[start of Collected material]

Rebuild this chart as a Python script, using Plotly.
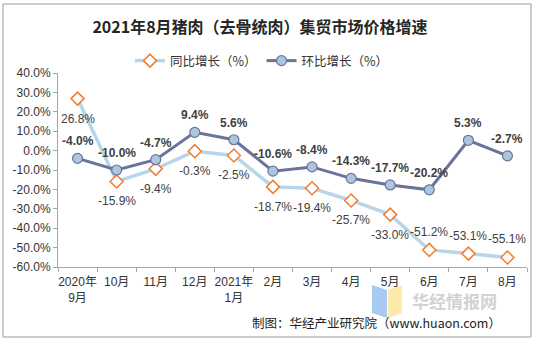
import plotly.graph_objects as go

categories = ["2020年<br>9月", "10月", "11月", "12月", "2021年<br>1月", "2月", "3月", "4月", "5月", "6月", "7月", "8月"]
yoy = [26.8, -15.9, -9.4, -0.3, -2.5, -18.7, -19.4, -25.7, -33.0, -51.2, -53.1, -55.1]
mom = [-4.0, -10.0, -4.7, 9.4, 5.6, -10.6, -8.4, -14.3, -17.7, -20.2, 5.3, -2.7]
yoy_label_above = [False, False, False, False, False, False, False, False, False, True, True, True]
ytick_vals = [40, 30, 20, 10, 0, -10, -20, -30, -40, -50, -60]
ytick_text = ["40.0%", "30.0%", "20.0%", "10.0%", "0.0%", "-10.0%", "-20.0%", "-30.0%", "-40.0%", "-50.0%", "-60.0%"]

W, H = 536, 341
L, R, T, B = 58, 9, 73, 74
pw, ph = W - L - R, H - T - B

def px(x):
    return (x - L) / pw

def py(y):
    return (H - B - y) / ph

FONT = "Liberation Sans, Arial, Noto Sans CJK SC, sans-serif"

fig = go.Figure()
fig.add_trace(go.Scatter(
    x=categories, y=yoy, name="同比增长（%）", mode="lines+markers",
    line=dict(color="#b8d5ea", width=3.5),
    marker=dict(symbol="diamond", size=10, color="white", line=dict(color="#ef7d2f", width=1.5)),
))
fig.add_trace(go.Scatter(
    x=categories, y=mom, name="环比增长（%）", mode="lines+markers",
    line=dict(color="#6b7399", width=3),
    marker=dict(symbol="circle", size=10, color="#abc7e0", line=dict(color="#6b7399", width=1.2)),
))

annotations = []
for c, v, above in zip(categories, yoy, yoy_label_above):
    annotations.append(dict(x=c, y=v, xref="x", yref="y", text=f"{v:.1f}%", showarrow=False,
                            yshift=18 if above else -20,
                            font=dict(family=FONT, size=12, color="#404040")))
for c, v in zip(categories, mom):
    annotations.append(dict(x=c, y=v, xref="x", yref="y", text=f"<b>{v:.1f}%</b>", showarrow=False,
                            yshift=17, font=dict(family=FONT, size=12, color="#404040")))

annotations.append(dict(xref="paper", yref="paper", x=px(410), y=py(300), xanchor="left", yanchor="middle",
                        text="<b>华经情报网</b>", showarrow=False,
                        font=dict(family="Noto Sans CJK SC", size=17, color="#d2d2d2")))
annotations.append(dict(xref="paper", yref="paper", x=px(503), y=py(322), xanchor="right", yanchor="middle",
                        text="制图：华经产业研究院（www.huaon.com）", showarrow=False,
                        font=dict(family="Noto Sans CJK SC, " + FONT, size=12.5, color="#222222")))

shapes = [
    dict(type="rect", xref="paper", yref="paper", x0=px(3), x1=px(531), y0=py(337), y1=py(4),
         line=dict(color="#9a9a9a", width=1), fillcolor="rgba(0,0,0,0)", layer="below"),
    dict(type="path", xref="paper", yref="paper",
         path=f"M {px(372)} {py(285)} L {px(387)} {py(290)} L {px(387)} {py(318)} L {px(372)} {py(313)} Z",
         line=dict(width=0), fillcolor="#a9c9f2", layer="below"),
    dict(type="path", xref="paper", yref="paper",
         path=f"M {px(388)} {py(290)} L {px(402)} {py(285)} L {px(402)} {py(313)} L {px(388)} {py(318)} Z",
         line=dict(width=0), fillcolor="#fdeaa9", layer="below"),
]

fig.update_layout(
    width=W, height=H, margin=dict(l=L, r=R, t=T, b=B),
    paper_bgcolor="white", plot_bgcolor="white",
    title=dict(text="<b>2021年8月猪肉（去骨统肉）集贸市场价格增速</b>", xref="container", yref="container",
               x=260 / W, y=1 - 27 / H, xanchor="center", yanchor="middle",
               font=dict(family="Noto Sans CJK SC", size=16, color="#262626")),
    legend=dict(orientation="h", xref="paper", yref="paper", x=px(262), y=py(61), xanchor="center", yanchor="middle",
                font=dict(family="Noto Sans CJK SC", size=12.5, color="#333333"), itemwidth=30,
                bgcolor="rgba(0,0,0,0)"),
    xaxis=dict(type="category", range=[-0.5, 11.5], tickson="boundaries", ticks="outside", ticklen=4,
               tickangle=0, automargin=False, ticklabelstandoff=4,
               tickcolor="#a6a6a6", showline=True, linecolor="#a6a6a6", showgrid=False, zeroline=False,
               tickfont=dict(family=FONT, size=12, color="#333333")),
    yaxis=dict(range=[-60, 40], tickvals=ytick_vals, ticktext=ytick_text, ticks="outside", ticklen=4,
               tickcolor="#a6a6a6", showline=True, linecolor="#a6a6a6", showgrid=False, zeroline=False,
               tickfont=dict(family=FONT, size=12, color="#333333")),
    annotations=annotations, shapes=shapes, showlegend=True,
)

fig.write_html("out.html")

[end of Collected material]

Repeat the material above in full and exactly, omitting the pictures.

* Answer in full:
Rebuild this chart as a Python script, using Plotly.
import plotly.graph_objects as go

categories = ["2020年<br>9月", "10月", "11月", "12月", "2021年<br>1月", "2月", "3月", "4月", "5月", "6月", "7月", "8月"]
yoy = [26.8, -15.9, -9.4, -0.3, -2.5, -18.7, -19.4, -25.7, -33.0, -51.2, -53.1, -55.1]
mom = [-4.0, -10.0, -4.7, 9.4, 5.6, -10.6, -8.4, -14.3, -17.7, -20.2, 5.3, -2.7]
yoy_label_above = [False, False, False, False, False, False, False, False, False, True, True, True]
ytick_vals = [40, 30, 20, 10, 0, -10, -20, -30, -40, -50, -60]
ytick_text = ["40.0%", "30.0%", "20.0%", "10.0%", "0.0%", "-10.0%", "-20.0%", "-30.0%", "-40.0%", "-50.0%", "-60.0%"]

W, H = 536, 341
L, R, T, B = 58, 9, 73, 74
pw, ph = W - L - R, H - T - B

def px(x):
    return (x - L) / pw

def py(y):
    return (H - B - y) / ph

FONT = "Liberation Sans, Arial, Noto Sans CJK SC, sans-serif"

fig = go.Figure()
fig.add_trace(go.Scatter(
    x=categories, y=yoy, name="同比增长（%）", mode="lines+markers",
    line=dict(color="#b8d5ea", width=3.5),
    marker=dict(symbol="diamond", size=10, color="white", line=dict(color="#ef7d2f", width=1.5)),
))
fig.add_trace(go.Scatter(
    x=categories, y=mom, name="环比增长（%）", mode="lines+markers",
    line=dict(color="#6b7399", width=3),
    marker=dict(symbol="circle", size=10, color="#abc7e0", line=dict(color="#6b7399", width=1.2)),
))

annotations = []
for c, v, above in zip(categories, yoy, yoy_label_above):
    annotations.append(dict(x=c, y=v, xref="x", yref="y", text=f"{v:.1f}%", showarrow=False,
                            yshift=18 if above else -20,
                            font=dict(family=FONT, size=12, color="#404040")))
for c, v in zip(categories, mom):
    annotations.append(dict(x=c, y=v, xref="x", yref="y", text=f"<b>{v:.1f}%</b>", showarrow=False,
                            yshift=17, font=dict(family=FONT, size=12, color="#404040")))

annotations.append(dict(xref="paper", yref="paper", x=px(410), y=py(300), xanchor="left", yanchor="middle",
                        text="<b>华经情报网</b>", showarrow=False,
                        font=dict(family="Noto Sans CJK SC", size=17, color="#d2d2d2")))
annotations.append(dict(xref="paper", yref="paper", x=px(503), y=py(322), xanchor="right", yanchor="middle",
                        text="制图：华经产业研究院（www.huaon.com）", showarrow=False,
                        font=dict(family="Noto Sans CJK SC, " + FONT, size=12.5, color="#222222")))

shapes = [
    dict(type="rect", xref="paper", yref="paper", x0=px(3), x1=px(531), y0=py(337), y1=py(4),
         line=dict(color="#9a9a9a", width=1), fillcolor="rgba(0,0,0,0)", layer="below"),
    dict(type="path", xref="paper", yref="paper",
         path=f"M {px(372)} {py(285)} L {px(387)} {py(290)} L {px(387)} {py(318)} L {px(372)} {py(313)} Z",
         line=dict(width=0), fillcolor="#a9c9f2", layer="below"),
    dict(type="path", xref="paper", yref="paper",
         path=f"M {px(388)} {py(290)} L {px(402)} {py(285)} L {px(402)} {py(313)} L {px(388)} {py(318)} Z",
         line=dict(width=0), fillcolor="#fdeaa9", layer="below"),
]

fig.update_layout(
    width=W, height=H, margin=dict(l=L, r=R, t=T, b=B),
    paper_bgcolor="white", plot_bgcolor="white",
    title=dict(text="<b>2021年8月猪肉（去骨统肉）集贸市场价格增速</b>", xref="container", yref="container",
               x=260 / W, y=1 - 27 / H, xanchor="center", yanchor="middle",
               font=dict(family="Noto Sans CJK SC", size=16, color="#262626")),
    legend=dict(orientation="h", xref="paper", yref="paper", x=px(262), y=py(61), xanchor="center", yanchor="middle",
                font=dict(family="Noto Sans CJK SC", size=12.5, color="#333333"), itemwidth=30,
                bgcolor="rgba(0,0,0,0)"),
    xaxis=dict(type="category", range=[-0.5, 11.5], tickson="boundaries", ticks="outside", ticklen=4,
               tickangle=0, automargin=False, ticklabelstandoff=4,
               tickcolor="#a6a6a6", showline=True, linecolor="#a6a6a6", showgrid=False, zeroline=False,
               tickfont=dict(family=FONT, size=12, color="#333333")),
    yaxis=dict(range=[-60, 40], tickvals=ytick_vals, ticktext=ytick_text, ticks="outside", ticklen=4,
               tickcolor="#a6a6a6", showline=True, linecolor="#a6a6a6", showgrid=False, zeroline=False,
               tickfont=dict(family=FONT, size=12, color="#333333")),
    annotations=annotations, shapes=shapes, showlegend=True,
)

fig.write_html("out.html")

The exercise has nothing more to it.